An interdisciplinary research team, coordinated by Dr. Keijo Mattila from the University of Jyväskylä (JYU), Finland, has set a new world record in the field of fluid flow simulations in the pore scale (through porous materials).¹ Using the world’s largest 3-D images of a porous material,² that is, synthetic X-ray tomography images of the microstructure of Fontainebleau sandstone, the team succeeded in simulating fluid flow through a sample of the size of 1.5 cubic centimeters with a submicron resolution. This is an unprecedented resolution for the given sample size and corresponds to 16,384³ image voxels (voxel is the 3-D analogue of pixel). To grasp the proportions, imagine that a common dice is cut into over 16 thousand slices and then each slice is photographed with a resolution exceeding the best we have in cinemas today.

In addition to JYU, the research team included scientists from the Tampere University of Technology (Finland), the Natural Resources Institute of Finland (Luke), Åbo Akademi University (Finland), and the Petrobras Research Center (CENPES, Brazil). The main challenge faced by the team was to manage the vast computer memory requirements, almost 137 terabytes, which amounts to a combined memory of over 17 thousand current laptops, while forced to orchestrate a swift interplay between the numerous computing units operating in tandem. After solving such technical difficulties, the simulation was executed on the Archer supercomputer hosted by the Edinburgh Parallel Computing Centre, UK. As much as 96 percent of the whole computer was used 10 hours straight. The simulation consumed in total 7,500 kWh of energy. The volume of the simulated sample was roughly 1,000 times larger than what has been achieved in the state-of-the-art pore-scale flow simulations for the same resolution. The full steady-state flow simulation demonstrated the current computing capabilities and exposed new opportunities in the research of porous materials.

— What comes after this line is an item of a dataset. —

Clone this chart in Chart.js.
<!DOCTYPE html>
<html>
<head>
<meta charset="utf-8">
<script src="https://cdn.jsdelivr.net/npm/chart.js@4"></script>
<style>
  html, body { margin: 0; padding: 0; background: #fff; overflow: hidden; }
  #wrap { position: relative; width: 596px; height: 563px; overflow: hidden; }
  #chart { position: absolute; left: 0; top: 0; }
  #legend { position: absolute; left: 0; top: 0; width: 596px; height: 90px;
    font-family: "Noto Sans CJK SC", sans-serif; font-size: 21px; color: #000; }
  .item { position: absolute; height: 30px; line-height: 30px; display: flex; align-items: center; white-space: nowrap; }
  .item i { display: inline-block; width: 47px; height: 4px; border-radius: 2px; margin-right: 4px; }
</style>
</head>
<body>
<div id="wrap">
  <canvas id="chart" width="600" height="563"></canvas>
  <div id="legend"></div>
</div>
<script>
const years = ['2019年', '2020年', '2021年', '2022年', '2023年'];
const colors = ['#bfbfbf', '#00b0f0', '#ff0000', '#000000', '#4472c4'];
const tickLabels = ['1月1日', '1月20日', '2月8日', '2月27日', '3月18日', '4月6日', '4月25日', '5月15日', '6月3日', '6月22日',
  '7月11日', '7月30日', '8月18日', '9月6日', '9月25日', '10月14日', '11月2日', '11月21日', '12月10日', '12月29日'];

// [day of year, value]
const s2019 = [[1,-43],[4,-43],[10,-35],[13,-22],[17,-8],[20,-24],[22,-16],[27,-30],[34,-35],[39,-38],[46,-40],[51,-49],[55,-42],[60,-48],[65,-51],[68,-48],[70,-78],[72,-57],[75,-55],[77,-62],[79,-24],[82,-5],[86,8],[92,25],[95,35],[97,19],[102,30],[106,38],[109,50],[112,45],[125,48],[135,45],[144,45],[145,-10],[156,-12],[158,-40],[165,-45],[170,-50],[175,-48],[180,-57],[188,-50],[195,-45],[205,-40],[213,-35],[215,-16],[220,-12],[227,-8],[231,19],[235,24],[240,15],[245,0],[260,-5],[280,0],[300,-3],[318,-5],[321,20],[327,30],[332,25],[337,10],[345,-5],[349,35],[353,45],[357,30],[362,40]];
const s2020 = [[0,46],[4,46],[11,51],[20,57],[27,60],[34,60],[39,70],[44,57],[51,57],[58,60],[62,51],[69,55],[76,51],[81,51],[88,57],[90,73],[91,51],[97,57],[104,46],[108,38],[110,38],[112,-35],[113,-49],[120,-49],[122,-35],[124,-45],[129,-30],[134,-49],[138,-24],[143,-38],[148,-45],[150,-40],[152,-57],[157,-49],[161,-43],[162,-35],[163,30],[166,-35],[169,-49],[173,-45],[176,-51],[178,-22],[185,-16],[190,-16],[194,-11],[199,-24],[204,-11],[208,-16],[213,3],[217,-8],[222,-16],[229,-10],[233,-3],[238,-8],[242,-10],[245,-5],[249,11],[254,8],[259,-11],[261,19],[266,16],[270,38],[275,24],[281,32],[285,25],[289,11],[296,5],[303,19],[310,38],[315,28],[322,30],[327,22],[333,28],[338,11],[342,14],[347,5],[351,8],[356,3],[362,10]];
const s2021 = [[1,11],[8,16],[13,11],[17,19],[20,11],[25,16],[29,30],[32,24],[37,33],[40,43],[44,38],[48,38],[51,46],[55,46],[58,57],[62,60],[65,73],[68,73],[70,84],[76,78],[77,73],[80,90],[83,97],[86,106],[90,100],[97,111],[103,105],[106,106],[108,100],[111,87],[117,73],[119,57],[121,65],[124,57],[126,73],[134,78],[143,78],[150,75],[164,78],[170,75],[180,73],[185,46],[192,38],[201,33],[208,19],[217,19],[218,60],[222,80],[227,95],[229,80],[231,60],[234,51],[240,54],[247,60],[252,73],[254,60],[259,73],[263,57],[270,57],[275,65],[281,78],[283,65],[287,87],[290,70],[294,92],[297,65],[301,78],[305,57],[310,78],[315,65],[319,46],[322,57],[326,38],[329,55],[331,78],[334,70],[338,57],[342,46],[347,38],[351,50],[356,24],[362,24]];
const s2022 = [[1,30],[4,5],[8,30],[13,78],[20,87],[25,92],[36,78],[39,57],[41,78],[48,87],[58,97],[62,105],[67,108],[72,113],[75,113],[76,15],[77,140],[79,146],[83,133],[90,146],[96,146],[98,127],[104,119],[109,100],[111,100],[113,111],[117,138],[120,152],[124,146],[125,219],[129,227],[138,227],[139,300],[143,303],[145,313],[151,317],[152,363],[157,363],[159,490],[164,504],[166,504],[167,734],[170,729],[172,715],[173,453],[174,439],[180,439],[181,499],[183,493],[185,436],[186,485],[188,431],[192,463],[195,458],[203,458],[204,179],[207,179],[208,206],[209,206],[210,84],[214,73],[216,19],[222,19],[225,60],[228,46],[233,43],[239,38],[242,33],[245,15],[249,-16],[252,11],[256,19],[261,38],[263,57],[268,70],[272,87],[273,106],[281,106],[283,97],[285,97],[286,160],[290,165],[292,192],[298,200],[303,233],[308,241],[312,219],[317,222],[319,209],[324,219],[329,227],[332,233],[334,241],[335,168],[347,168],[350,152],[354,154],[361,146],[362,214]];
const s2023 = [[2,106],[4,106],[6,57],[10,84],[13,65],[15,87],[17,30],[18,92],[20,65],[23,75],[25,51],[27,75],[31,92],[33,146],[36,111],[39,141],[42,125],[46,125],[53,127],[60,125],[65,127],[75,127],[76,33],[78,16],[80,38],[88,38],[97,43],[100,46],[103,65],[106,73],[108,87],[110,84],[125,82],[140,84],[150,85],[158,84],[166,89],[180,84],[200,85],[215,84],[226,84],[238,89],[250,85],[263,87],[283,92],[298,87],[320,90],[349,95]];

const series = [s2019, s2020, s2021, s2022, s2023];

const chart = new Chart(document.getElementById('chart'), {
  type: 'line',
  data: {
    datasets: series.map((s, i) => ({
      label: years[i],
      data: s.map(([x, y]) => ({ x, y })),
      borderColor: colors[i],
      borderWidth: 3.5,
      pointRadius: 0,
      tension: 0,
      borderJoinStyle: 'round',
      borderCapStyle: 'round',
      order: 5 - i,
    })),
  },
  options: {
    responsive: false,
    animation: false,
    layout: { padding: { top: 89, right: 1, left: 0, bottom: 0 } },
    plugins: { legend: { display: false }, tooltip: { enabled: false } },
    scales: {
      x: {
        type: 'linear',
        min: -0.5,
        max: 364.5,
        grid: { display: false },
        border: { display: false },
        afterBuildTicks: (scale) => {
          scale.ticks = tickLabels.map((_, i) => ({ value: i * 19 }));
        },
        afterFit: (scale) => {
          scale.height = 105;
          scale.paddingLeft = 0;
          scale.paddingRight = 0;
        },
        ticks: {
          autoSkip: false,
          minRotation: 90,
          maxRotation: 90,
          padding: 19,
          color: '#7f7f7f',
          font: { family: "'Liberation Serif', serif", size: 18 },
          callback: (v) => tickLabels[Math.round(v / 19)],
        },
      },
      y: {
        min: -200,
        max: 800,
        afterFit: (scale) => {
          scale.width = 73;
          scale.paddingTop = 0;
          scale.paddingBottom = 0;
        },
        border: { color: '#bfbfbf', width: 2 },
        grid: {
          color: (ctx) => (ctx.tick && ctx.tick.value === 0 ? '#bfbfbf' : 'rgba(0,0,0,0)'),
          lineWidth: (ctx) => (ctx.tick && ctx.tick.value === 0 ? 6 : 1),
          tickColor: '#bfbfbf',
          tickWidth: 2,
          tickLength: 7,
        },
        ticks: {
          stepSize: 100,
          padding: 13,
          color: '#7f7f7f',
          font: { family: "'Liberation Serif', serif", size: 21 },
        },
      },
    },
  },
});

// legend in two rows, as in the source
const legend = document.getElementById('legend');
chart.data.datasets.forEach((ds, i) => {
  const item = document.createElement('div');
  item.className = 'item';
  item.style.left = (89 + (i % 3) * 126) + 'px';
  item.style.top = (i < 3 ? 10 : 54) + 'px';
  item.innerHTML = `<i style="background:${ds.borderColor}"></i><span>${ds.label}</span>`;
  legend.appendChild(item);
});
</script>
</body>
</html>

Porous materials are abundant in nature and industry and have a broad influence on societies as their properties affect, for example, oil recovery, erosion and the propagation of pollutants. Permeability, an indicator of how easily a porous material allows fluids to pass through it, is an example of their transport properties. Often the internal structure of a porous material encompasses relevant features at multiple length scales. This hinders research on the relation between the structure and transport properties: typically laboratory experiments cannot distinguish contributions from individual scales, while computer simulations cannot capture multiple scales because of limited capabilities. The reported extreme simulation shows that direct fluid flow simulations in the pore scale are possible with system sizes far beyond what has been previously reported. This advancement is important for, among others, soil and petroleum rock research where the achieved system size allows capturing the material properties more accurately.

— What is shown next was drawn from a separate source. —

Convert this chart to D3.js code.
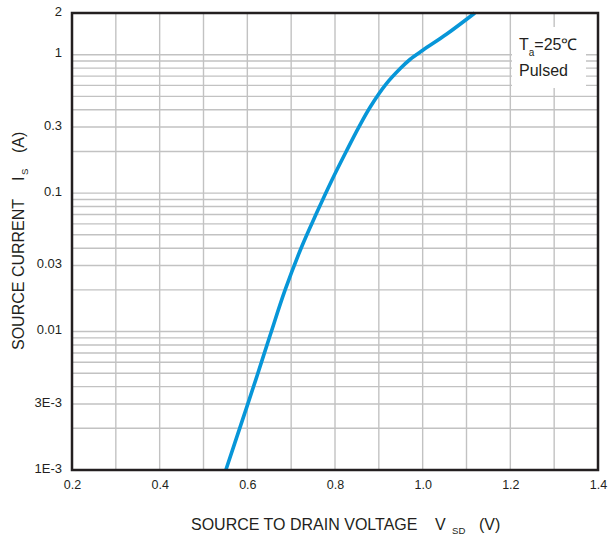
<!DOCTYPE html>
<html>
<head>
<meta charset="utf-8">
<script src="https://cdn.jsdelivr.net/npm/d3@7"></script>
<style>
  html, body { margin: 0; padding: 0; background: #fff; }
  svg { display: block; font-family: "Liberation Sans", Arial, sans-serif; }
</style>
</head>
<body>
<svg id="chart" width="608" height="540"></svg>
<script>
// ---- data ----
const vsd = [0.551, 0.585, 0.619, 0.652, 0.686, 0.724, 0.758, 0.792, 0.827, 0.855, 0.880, 0.916, 0.950, 0.971, 1.001, 1.055, 1.119];
const isCurrent = [0.001, 0.00211, 0.00446, 0.0094, 0.0199, 0.041, 0.0718, 0.1225, 0.204, 0.302, 0.417, 0.61, 0.80, 0.923, 1.08, 1.41, 2.0];
const xTicks = [0.2, 0.4, 0.6, 0.8, 1.0, 1.2, 1.4];
const xTickLabels = ["0.2", "0.4", "0.6", "0.8", "1.0", "1.2", "1.4"];
const xGrid = [0.3, 0.4, 0.5, 0.6, 0.7, 0.8, 0.9, 1.0, 1.1, 1.2, 1.3];
const yTicks = [0.001, 0.003, 0.01, 0.03, 0.1, 0.3, 1, 2];
const yTickLabels = ["1E-3", "3E-3", "0.01", "0.03", "0.1", "0.3", "1", "2"];

// ---- layout ----
const L = 72, R = 598, T = 13, B = 470;
const svg = d3.select("#chart");
const x = d3.scaleLinear().domain([0.2, 1.4]).range([L, R]);
const y = d3.scaleLog().domain([0.001, 2]).range([B, T]);

// horizontal grid: 1..9 per decade, up to 1
const yGrid = [];
[0.001, 0.01, 0.1].forEach(d => { for (let k = 1; k <= 9; k++) yGrid.push(+(d * k).toPrecision(3)); });
yGrid.push(1);

const grid = svg.append("g").attr("stroke", "#c2c2c2").attr("stroke-width", 1.4);
grid.selectAll("line.h").data(yGrid.filter(v => v > 0.001)).enter().append("line")
  .attr("x1", L).attr("x2", R).attr("y1", d => y(d)).attr("y2", d => y(d));
grid.selectAll("line.v").data(xGrid).enter().append("line")
  .attr("x1", d => x(d)).attr("x2", d => x(d)).attr("y1", T).attr("y2", B);

// legend box (covers grid)
const lg = svg.append("g");
lg.append("rect").attr("x", 512).attr("y", 27).attr("width", 74).attr("height", 61).attr("fill", "#fff");
const t1 = lg.append("text").attr("x", 519).attr("y", 50).attr("font-size", 16).attr("fill", "#231f20");
t1.append("tspan").text("T");
t1.append("tspan").attr("dy", 6).attr("font-size", 10).text("a");
t1.append("tspan").attr("dy", -6).text("=25\u2103");
lg.append("text").attr("x", 519).attr("y", 76).attr("font-size", 16).attr("fill", "#231f20").text("Pulsed");

// curve
const line = d3.line().x((d, i) => x(vsd[i])).y((d, i) => y(isCurrent[i])).curve(d3.curveCatmullRom.alpha(0.5));
svg.append("path").datum(vsd).attr("d", line)
  .attr("fill", "none").attr("stroke", "#0796d8").attr("stroke-width", 3.6).attr("stroke-linecap", "butt");

// frame
svg.append("rect").attr("x", L).attr("y", T).attr("width", R - L).attr("height", B - T)
  .attr("fill", "none").attr("stroke", "#231f20").attr("stroke-width", 2.5);

// axes (tick labels via d3 axes)
const xAxis = d3.axisBottom(x).tickValues(xTicks).tickSize(0).tickPadding(0)
  .tickFormat((d, i) => xTickLabels[i]);
const gx = svg.append("g").attr("transform", `translate(0,${B + 10})`).call(xAxis);
gx.select(".domain").remove();
gx.selectAll("text").attr("font-size", 12.5).attr("fill", "#231f20")
  .attr("font-family", "Liberation Sans, Arial, sans-serif").attr("dy", "0.71em");

const yAxis = d3.axisLeft(y).tickValues(yTicks).tickSize(0).tickPadding(0)
  .tickFormat((d, i) => yTickLabels[i]);
const gy = svg.append("g").attr("transform", `translate(${L - 10},-2)`).call(yAxis);
gy.select(".domain").remove();
gy.selectAll("text").attr("font-size", 13).attr("fill", "#231f20")
  .attr("font-family", "Liberation Sans, Arial, sans-serif");

// x title
const xt = svg.append("text").attr("x", 191).attr("y", 530).attr("font-size", 16).attr("fill", "#231f20");
xt.append("tspan").text("SOURCE TO DRAIN VOLTAGE");
xt.append("tspan").attr("x", 435).text("V");
xt.append("tspan").attr("x", 452).attr("dy", 4).attr("font-size", 9.6).text("SD");
xt.append("tspan").attr("x", 479).attr("dy", -4).text("(V)");

// y title (rotated)
const yt = svg.append("text").attr("transform", "translate(24,0) rotate(-90)")
  .attr("x", -350).attr("y", 0).attr("font-size", 16).attr("fill", "#231f20");
yt.append("tspan").text("SOURCE CURRENT");
yt.append("tspan").attr("x", -181).text("I");
yt.append("tspan").attr("x", -175).attr("dy", 4).attr("font-size", 9.6).text("S");
yt.append("tspan").attr("x", -153).attr("dy", -4).text("(A)");
</script>
</body>
</html>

“Current computing resources permit simulations of this caliber to be used as a high-end tool, not as part of common workflow. Nevertheless, such a tool may be instrumental for fundamental research when trying to understand the properties of heterogeneous porous materials,” Mattila explains.

The simulation software was based on the lattice Boltzmann method and, in the case of the CPU-based Archer computing system, the parallel processing was executed using a hybrid MPI/OpenMP implementation of the software. In order to further demonstrate the capabilities of the current computing resources, the team executed benchmark simulations on the Titan supercomputer using a combined MPI/CUDA version of the simulator. Titan is a GPU-based system located at the Oak Ridge National Laboratory, US, and is currently ranked the 2^nd among supercomputers. The largest benchmark simulation, half of the 16,384³ image, was executed using 16,384 GPUs for computing, 88 percent of the GPUs available, and a sustained computational performance of 1.77 PFLOPS.

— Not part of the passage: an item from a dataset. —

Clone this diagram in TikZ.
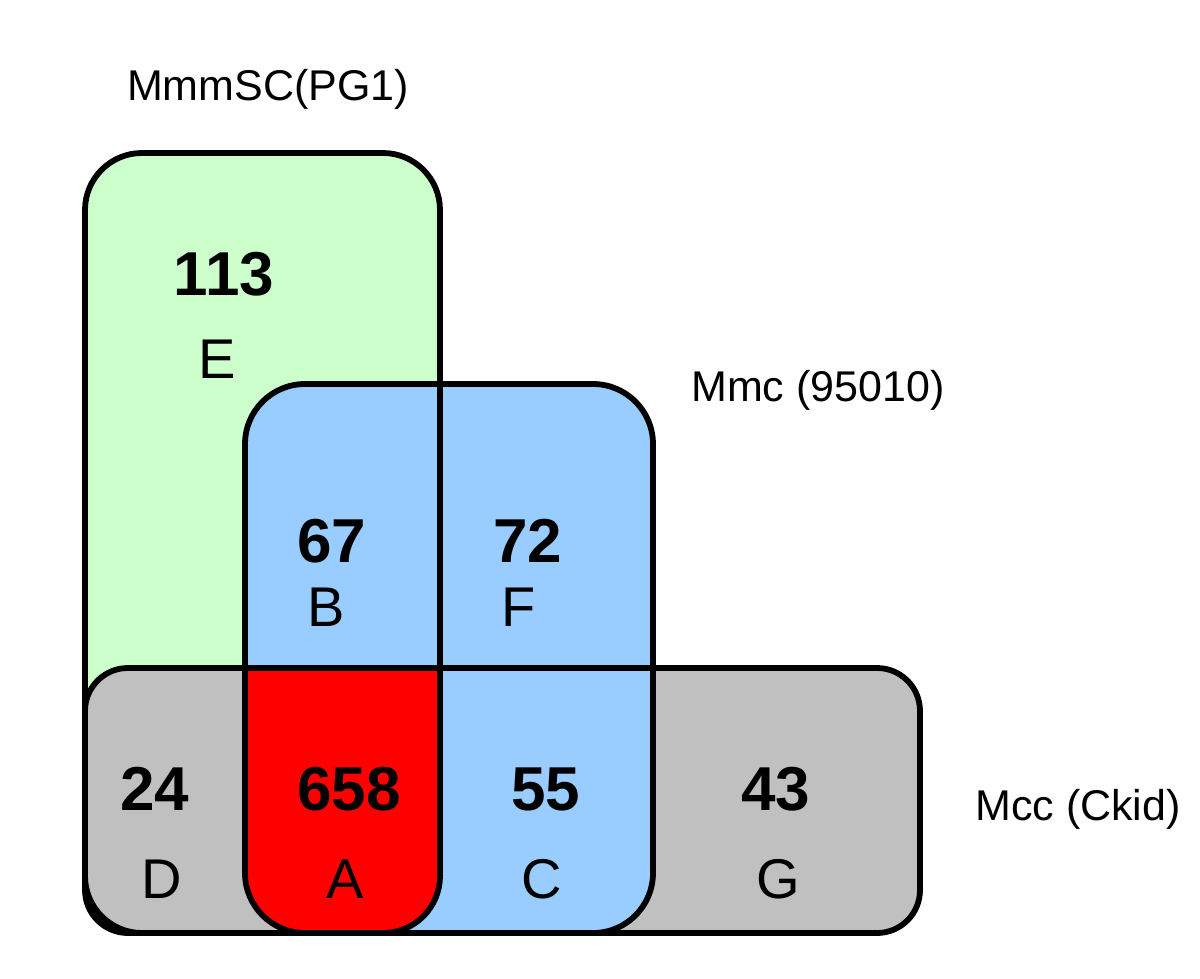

“These extreme simulations are the culmination of more than a decade of continuous research on the topic. In fact, from my perspective, the research began already around the mid-1990s in the Soft Condensed Matter and Statistical Physics research group led by Professor Jussi Timonen. The latest boost for the research came with our participation in two EU projects: CRESTA focused on the challenge of exaflop computing in applications, while SimPhoNy considers multiscale materials modelling. Also, the computing services provided by CSC – IT Center for Science, Finland, have been pivotal in the development of high-performance simulation software,” Mattila concludes.

References

1. K. Mattila, T. Puurtinen, J. Hyväluoma, R. Surmas, M. Myllys, T. Turpeinen, F. Robertsén, J. Westerholm, J. Timonen, A prospect for computing in porous materials research: very large fluid flow simulations, Journal of Computational Science 12: p. 62–76, 2016, DOI: 10.1016/j.jocs.2015.11.013, Share Link: http://authors.elsevier.com/a/1SDa56gytGXJP~ (link valid until February 5, 2016).
2. World record in 3D-imaging of porous rocks: A stack of 35 million megapixel-photos, Optik & Photonik 6 (4): p. 15, 2011, DOI: 10.1002/opph.201190394;
3. R. Hilfer, T. Zauner, A. Lemmer, B. Biswal, Three-dimensional (1.5 cm)³ microstructures at submicron resolution, University Stuttgart, June 10 2011, http://www.icp.uni-stuttgart.de/microct/